◆ Exercise objective: Output a single figure: the number of lines in which the word "that" appears.

◆ Given data:
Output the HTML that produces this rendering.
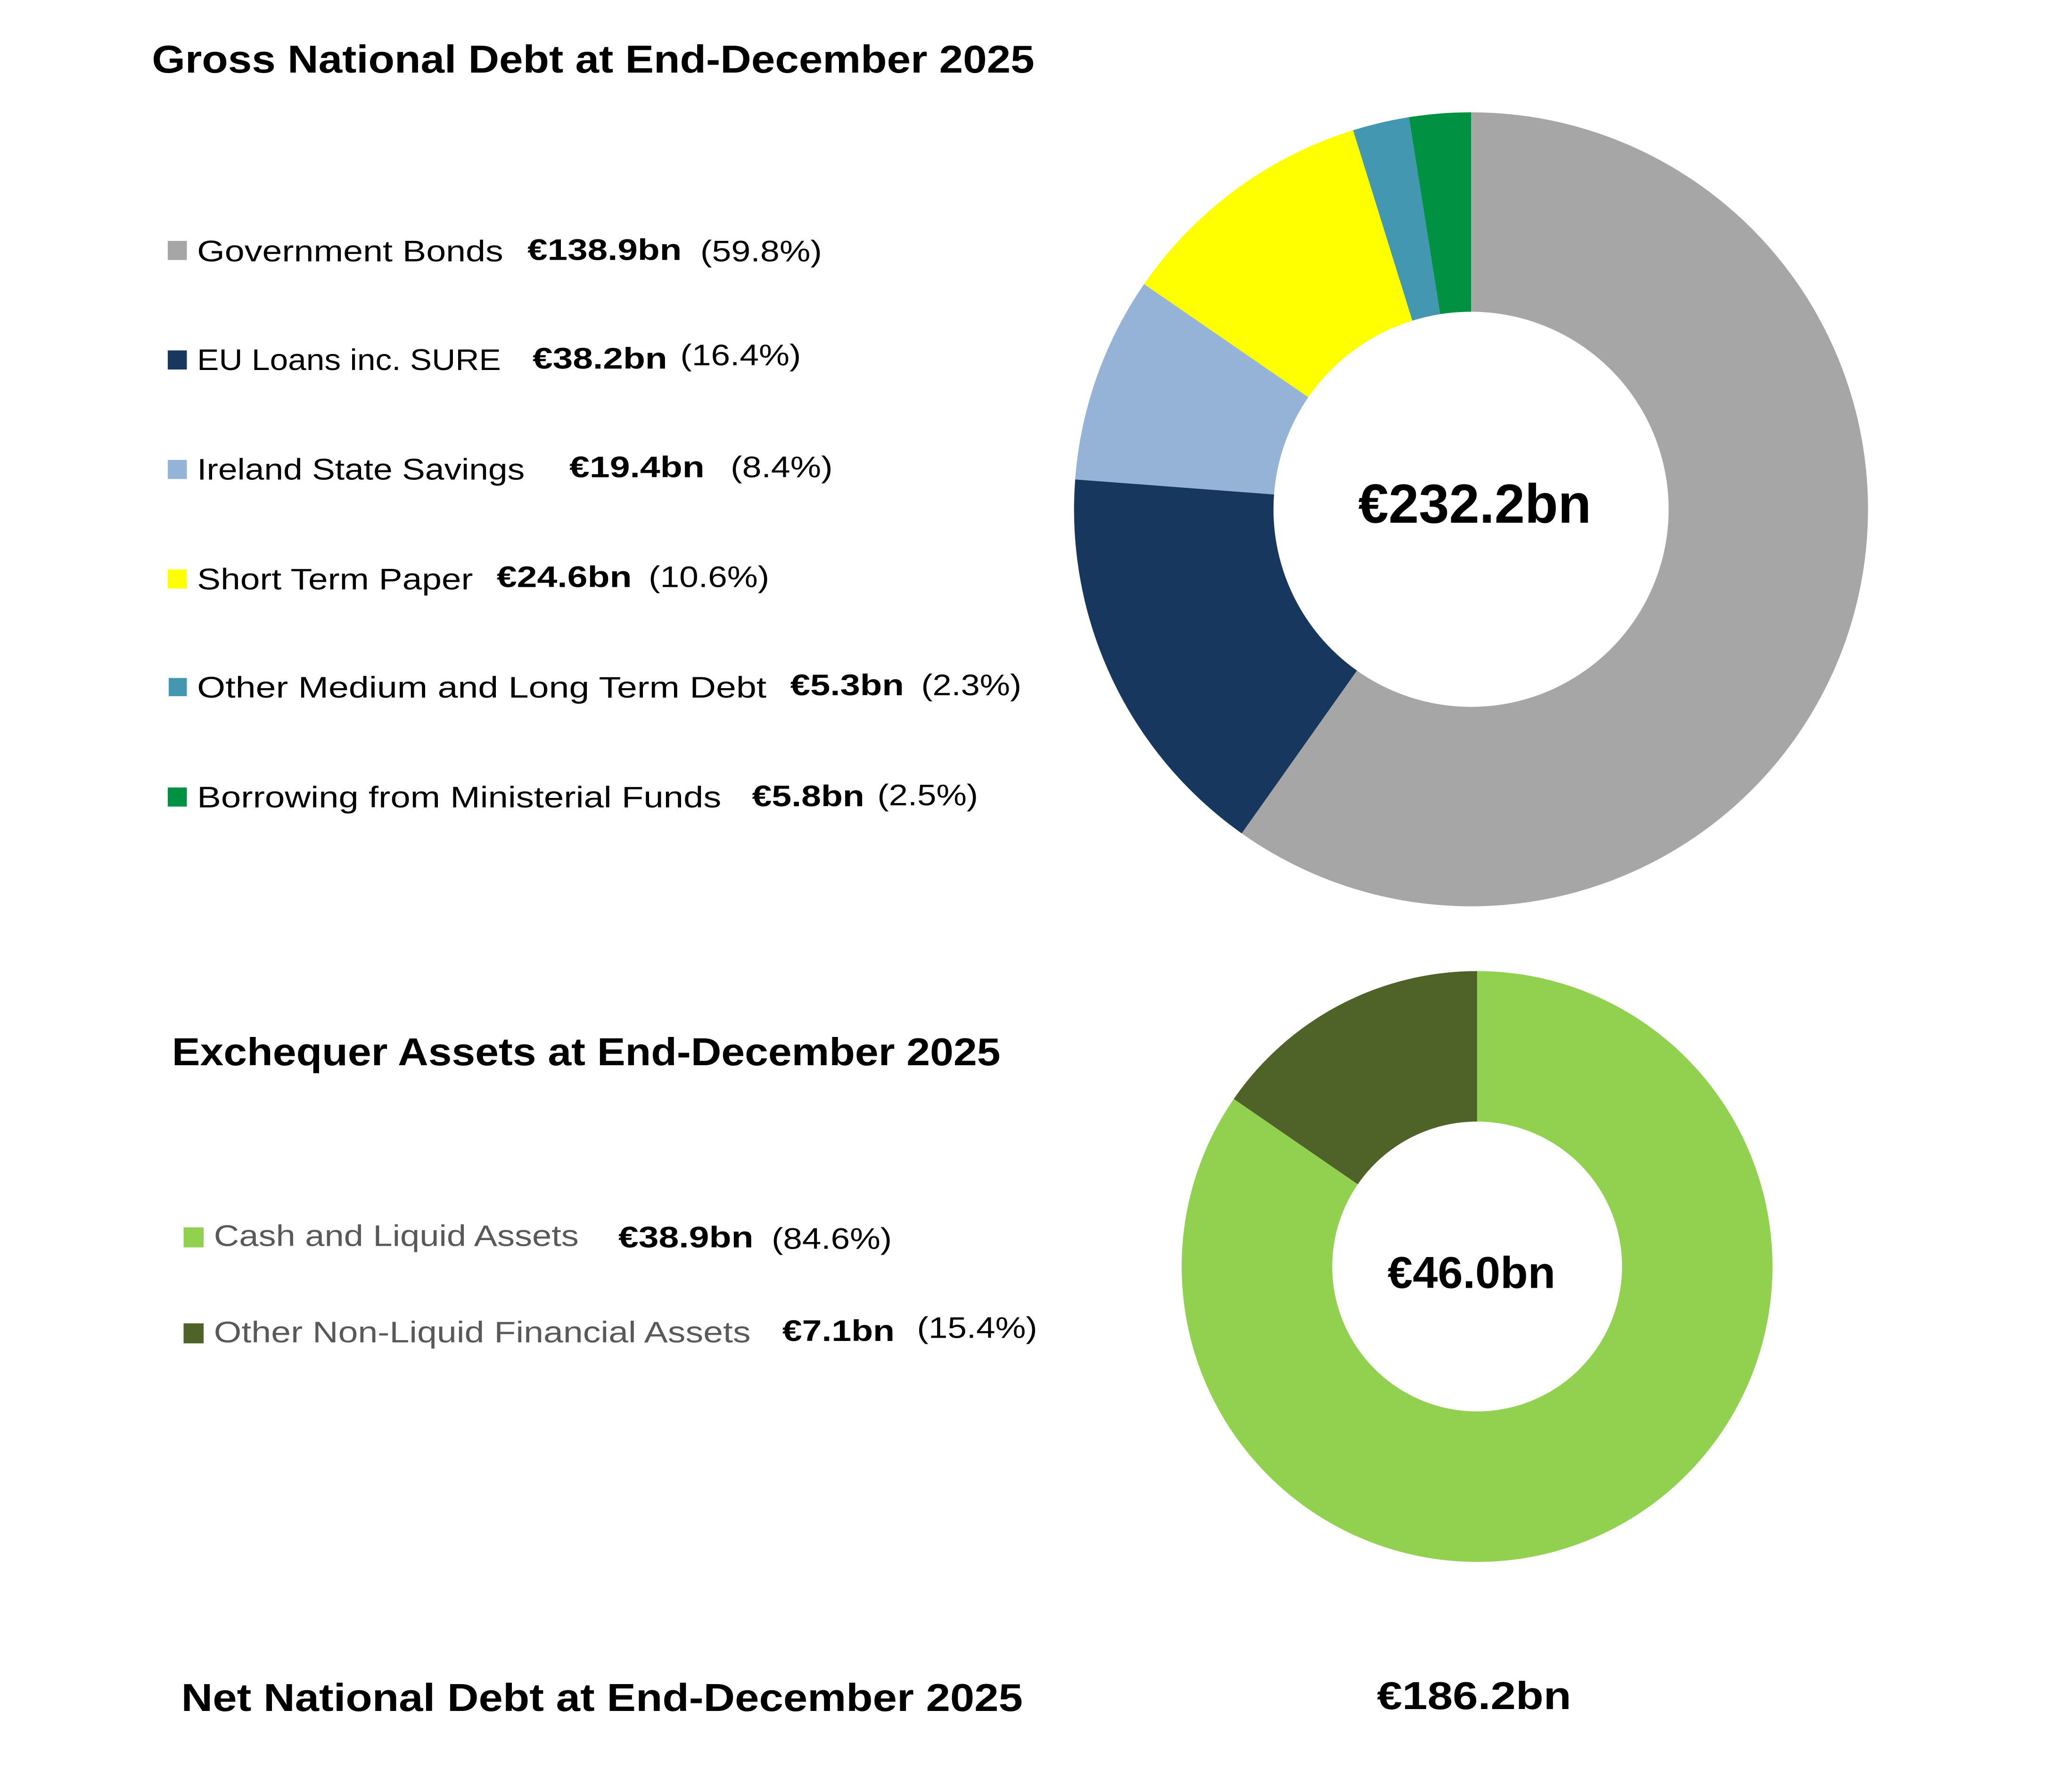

==

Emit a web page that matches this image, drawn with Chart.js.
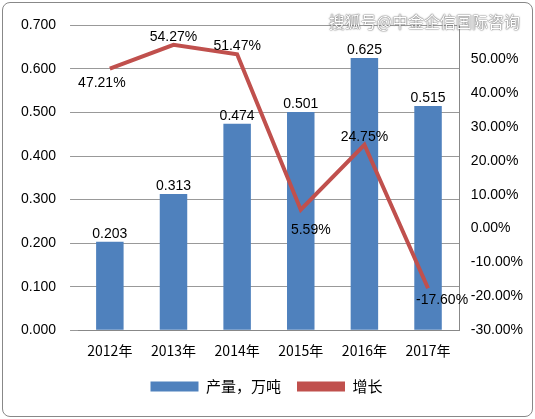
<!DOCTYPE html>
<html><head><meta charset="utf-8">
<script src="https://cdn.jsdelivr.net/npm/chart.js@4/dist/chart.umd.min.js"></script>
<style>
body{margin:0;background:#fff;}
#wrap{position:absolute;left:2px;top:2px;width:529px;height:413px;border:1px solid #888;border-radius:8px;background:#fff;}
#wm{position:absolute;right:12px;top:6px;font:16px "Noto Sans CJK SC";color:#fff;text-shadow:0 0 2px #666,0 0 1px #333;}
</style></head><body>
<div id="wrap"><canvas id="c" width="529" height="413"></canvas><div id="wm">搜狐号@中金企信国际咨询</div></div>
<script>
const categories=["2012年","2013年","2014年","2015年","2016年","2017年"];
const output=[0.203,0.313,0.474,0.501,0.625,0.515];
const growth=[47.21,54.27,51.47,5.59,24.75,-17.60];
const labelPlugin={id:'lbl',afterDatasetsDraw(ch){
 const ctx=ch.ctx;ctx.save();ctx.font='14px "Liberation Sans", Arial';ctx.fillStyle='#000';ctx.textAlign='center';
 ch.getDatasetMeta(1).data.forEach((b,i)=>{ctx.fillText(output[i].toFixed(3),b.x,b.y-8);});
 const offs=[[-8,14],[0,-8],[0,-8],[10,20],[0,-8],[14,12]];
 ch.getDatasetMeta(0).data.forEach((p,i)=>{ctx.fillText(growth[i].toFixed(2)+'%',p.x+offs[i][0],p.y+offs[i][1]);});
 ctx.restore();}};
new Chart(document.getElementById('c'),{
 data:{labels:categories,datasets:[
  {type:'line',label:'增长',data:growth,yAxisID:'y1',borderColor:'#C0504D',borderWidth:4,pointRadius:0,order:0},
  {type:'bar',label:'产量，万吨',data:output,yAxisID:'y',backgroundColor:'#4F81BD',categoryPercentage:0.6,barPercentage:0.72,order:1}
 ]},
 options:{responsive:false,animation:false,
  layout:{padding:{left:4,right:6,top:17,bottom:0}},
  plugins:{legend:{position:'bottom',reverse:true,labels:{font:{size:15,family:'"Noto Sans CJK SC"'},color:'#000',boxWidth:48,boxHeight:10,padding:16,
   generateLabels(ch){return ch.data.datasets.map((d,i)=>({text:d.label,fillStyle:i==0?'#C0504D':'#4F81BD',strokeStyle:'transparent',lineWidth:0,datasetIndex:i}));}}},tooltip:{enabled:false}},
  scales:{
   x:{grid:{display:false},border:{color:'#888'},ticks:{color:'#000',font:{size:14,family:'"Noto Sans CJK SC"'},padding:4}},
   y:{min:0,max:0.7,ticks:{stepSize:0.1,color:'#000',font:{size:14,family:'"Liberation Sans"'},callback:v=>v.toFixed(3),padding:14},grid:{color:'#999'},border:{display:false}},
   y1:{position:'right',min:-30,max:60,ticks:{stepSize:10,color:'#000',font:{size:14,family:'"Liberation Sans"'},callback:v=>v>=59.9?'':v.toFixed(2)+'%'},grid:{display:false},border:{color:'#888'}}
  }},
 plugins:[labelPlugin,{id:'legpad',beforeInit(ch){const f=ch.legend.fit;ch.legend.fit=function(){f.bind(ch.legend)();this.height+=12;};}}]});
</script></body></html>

◆ Exercise answer: 2